┌─ Data

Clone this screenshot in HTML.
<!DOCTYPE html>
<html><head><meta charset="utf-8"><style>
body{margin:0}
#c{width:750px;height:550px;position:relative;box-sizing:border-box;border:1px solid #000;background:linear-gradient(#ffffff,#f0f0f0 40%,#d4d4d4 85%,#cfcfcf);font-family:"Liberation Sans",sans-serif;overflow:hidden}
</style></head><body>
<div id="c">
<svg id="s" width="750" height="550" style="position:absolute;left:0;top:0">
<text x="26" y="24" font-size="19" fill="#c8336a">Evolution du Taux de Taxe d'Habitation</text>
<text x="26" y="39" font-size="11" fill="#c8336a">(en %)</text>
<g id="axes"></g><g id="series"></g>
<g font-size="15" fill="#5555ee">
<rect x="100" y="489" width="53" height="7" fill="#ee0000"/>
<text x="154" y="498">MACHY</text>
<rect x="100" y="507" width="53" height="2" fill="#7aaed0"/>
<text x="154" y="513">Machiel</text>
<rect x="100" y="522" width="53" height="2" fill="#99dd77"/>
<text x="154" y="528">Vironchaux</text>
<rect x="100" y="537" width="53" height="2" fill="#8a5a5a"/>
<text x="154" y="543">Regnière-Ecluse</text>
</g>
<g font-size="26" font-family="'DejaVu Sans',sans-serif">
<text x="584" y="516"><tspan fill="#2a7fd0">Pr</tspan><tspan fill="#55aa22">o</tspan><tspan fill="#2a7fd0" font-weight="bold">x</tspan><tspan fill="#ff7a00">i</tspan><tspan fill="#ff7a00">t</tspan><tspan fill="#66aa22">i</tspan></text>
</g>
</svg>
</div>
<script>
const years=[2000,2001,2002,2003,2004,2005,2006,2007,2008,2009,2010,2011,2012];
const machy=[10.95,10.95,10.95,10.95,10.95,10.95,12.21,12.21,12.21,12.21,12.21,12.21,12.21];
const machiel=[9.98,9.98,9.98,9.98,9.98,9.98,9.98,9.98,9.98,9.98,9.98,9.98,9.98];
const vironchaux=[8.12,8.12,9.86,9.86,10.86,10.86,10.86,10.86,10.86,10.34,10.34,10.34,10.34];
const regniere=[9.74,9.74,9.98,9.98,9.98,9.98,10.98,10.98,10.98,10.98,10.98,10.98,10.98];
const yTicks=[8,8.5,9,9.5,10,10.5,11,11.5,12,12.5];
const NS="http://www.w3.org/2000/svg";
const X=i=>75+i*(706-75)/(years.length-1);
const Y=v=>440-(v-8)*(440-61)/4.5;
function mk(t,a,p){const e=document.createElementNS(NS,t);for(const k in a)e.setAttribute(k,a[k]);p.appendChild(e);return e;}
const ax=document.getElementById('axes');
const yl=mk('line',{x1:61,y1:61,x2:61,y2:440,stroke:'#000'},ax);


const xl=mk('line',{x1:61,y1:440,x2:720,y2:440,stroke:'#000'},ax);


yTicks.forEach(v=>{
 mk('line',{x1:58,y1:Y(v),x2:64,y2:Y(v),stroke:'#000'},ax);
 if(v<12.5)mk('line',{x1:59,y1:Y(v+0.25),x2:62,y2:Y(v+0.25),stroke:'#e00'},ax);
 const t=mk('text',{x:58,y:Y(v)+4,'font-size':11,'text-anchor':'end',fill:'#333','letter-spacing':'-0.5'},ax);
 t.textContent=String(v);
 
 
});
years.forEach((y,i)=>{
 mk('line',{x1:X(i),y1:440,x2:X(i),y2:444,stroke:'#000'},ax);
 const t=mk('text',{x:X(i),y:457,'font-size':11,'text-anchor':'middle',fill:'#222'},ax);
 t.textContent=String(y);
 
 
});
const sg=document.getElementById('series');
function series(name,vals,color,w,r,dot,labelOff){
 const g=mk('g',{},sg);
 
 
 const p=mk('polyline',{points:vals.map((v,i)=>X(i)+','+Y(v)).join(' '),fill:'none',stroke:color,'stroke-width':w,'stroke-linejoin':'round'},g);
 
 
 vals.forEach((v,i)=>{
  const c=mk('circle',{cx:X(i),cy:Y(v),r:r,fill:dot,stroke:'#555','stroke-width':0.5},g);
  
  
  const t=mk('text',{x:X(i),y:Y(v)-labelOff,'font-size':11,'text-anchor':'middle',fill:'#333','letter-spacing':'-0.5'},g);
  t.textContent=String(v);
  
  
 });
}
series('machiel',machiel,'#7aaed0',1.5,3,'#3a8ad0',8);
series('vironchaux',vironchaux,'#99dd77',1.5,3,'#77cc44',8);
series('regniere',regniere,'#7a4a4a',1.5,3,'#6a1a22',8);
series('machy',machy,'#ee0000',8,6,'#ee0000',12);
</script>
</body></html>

└─

• **Job**: Copy out the whole listing, exactly as written.

• **Written solution**:
Clone this screenshot in HTML.
<!DOCTYPE html>
<html><head><meta charset="utf-8"><style>
body{margin:0}
#c{width:750px;height:550px;position:relative;box-sizing:border-box;border:1px solid #000;background:linear-gradient(#ffffff,#f0f0f0 40%,#d4d4d4 85%,#cfcfcf);font-family:"Liberation Sans",sans-serif;overflow:hidden}
</style></head><body>
<div id="c">
<svg id="s" width="750" height="550" style="position:absolute;left:0;top:0">
<text x="26" y="24" font-size="19" fill="#c8336a">Evolution du Taux de Taxe d'Habitation</text>
<text x="26" y="39" font-size="11" fill="#c8336a">(en %)</text>
<g id="axes"></g><g id="series"></g>
<g font-size="15" fill="#5555ee">
<rect x="100" y="489" width="53" height="7" fill="#ee0000"/>
<text x="154" y="498">MACHY</text>
<rect x="100" y="507" width="53" height="2" fill="#7aaed0"/>
<text x="154" y="513">Machiel</text>
<rect x="100" y="522" width="53" height="2" fill="#99dd77"/>
<text x="154" y="528">Vironchaux</text>
<rect x="100" y="537" width="53" height="2" fill="#8a5a5a"/>
<text x="154" y="543">Regnière-Ecluse</text>
</g>
<g font-size="26" font-family="'DejaVu Sans',sans-serif">
<text x="584" y="516"><tspan fill="#2a7fd0">Pr</tspan><tspan fill="#55aa22">o</tspan><tspan fill="#2a7fd0" font-weight="bold">x</tspan><tspan fill="#ff7a00">i</tspan><tspan fill="#ff7a00">t</tspan><tspan fill="#66aa22">i</tspan></text>
</g>
</svg>
</div>
<script>
const years=[2000,2001,2002,2003,2004,2005,2006,2007,2008,2009,2010,2011,2012];
const machy=[10.95,10.95,10.95,10.95,10.95,10.95,12.21,12.21,12.21,12.21,12.21,12.21,12.21];
const machiel=[9.98,9.98,9.98,9.98,9.98,9.98,9.98,9.98,9.98,9.98,9.98,9.98,9.98];
const vironchaux=[8.12,8.12,9.86,9.86,10.86,10.86,10.86,10.86,10.86,10.34,10.34,10.34,10.34];
const regniere=[9.74,9.74,9.98,9.98,9.98,9.98,10.98,10.98,10.98,10.98,10.98,10.98,10.98];
const yTicks=[8,8.5,9,9.5,10,10.5,11,11.5,12,12.5];
const NS="http://www.w3.org/2000/svg";
const X=i=>75+i*(706-75)/(years.length-1);
const Y=v=>440-(v-8)*(440-61)/4.5;
function mk(t,a,p){const e=document.createElementNS(NS,t);for(const k in a)e.setAttribute(k,a[k]);p.appendChild(e);return e;}
const ax=document.getElementById('axes');
const yl=mk('line',{x1:61,y1:61,x2:61,y2:440,stroke:'#000'},ax);


const xl=mk('line',{x1:61,y1:440,x2:720,y2:440,stroke:'#000'},ax);


yTicks.forEach(v=>{
 mk('line',{x1:58,y1:Y(v),x2:64,y2:Y(v),stroke:'#000'},ax);
 if(v<12.5)mk('line',{x1:59,y1:Y(v+0.25),x2:62,y2:Y(v+0.25),stroke:'#e00'},ax);
 const t=mk('text',{x:58,y:Y(v)+4,'font-size':11,'text-anchor':'end',fill:'#333','letter-spacing':'-0.5'},ax);
 t.textContent=String(v);
 
 
});
years.forEach((y,i)=>{
 mk('line',{x1:X(i),y1:440,x2:X(i),y2:444,stroke:'#000'},ax);
 const t=mk('text',{x:X(i),y:457,'font-size':11,'text-anchor':'middle',fill:'#222'},ax);
 t.textContent=String(y);
 
 
});
const sg=document.getElementById('series');
function series(name,vals,color,w,r,dot,labelOff){
 const g=mk('g',{},sg);
 
 
 const p=mk('polyline',{points:vals.map((v,i)=>X(i)+','+Y(v)).join(' '),fill:'none',stroke:color,'stroke-width':w,'stroke-linejoin':'round'},g);
 
 
 vals.forEach((v,i)=>{
  const c=mk('circle',{cx:X(i),cy:Y(v),r:r,fill:dot,stroke:'#555','stroke-width':0.5},g);
  
  
  const t=mk('text',{x:X(i),y:Y(v)-labelOff,'font-size':11,'text-anchor':'middle',fill:'#333','letter-spacing':'-0.5'},g);
  t.textContent=String(v);
  
  
 });
}
series('machiel',machiel,'#7aaed0',1.5,3,'#3a8ad0',8);
series('vironchaux',vironchaux,'#99dd77',1.5,3,'#77cc44',8);
series('regniere',regniere,'#7a4a4a',1.5,3,'#6a1a22',8);
series('machy',machy,'#ee0000',8,6,'#ee0000',12);
</script>
</body></html>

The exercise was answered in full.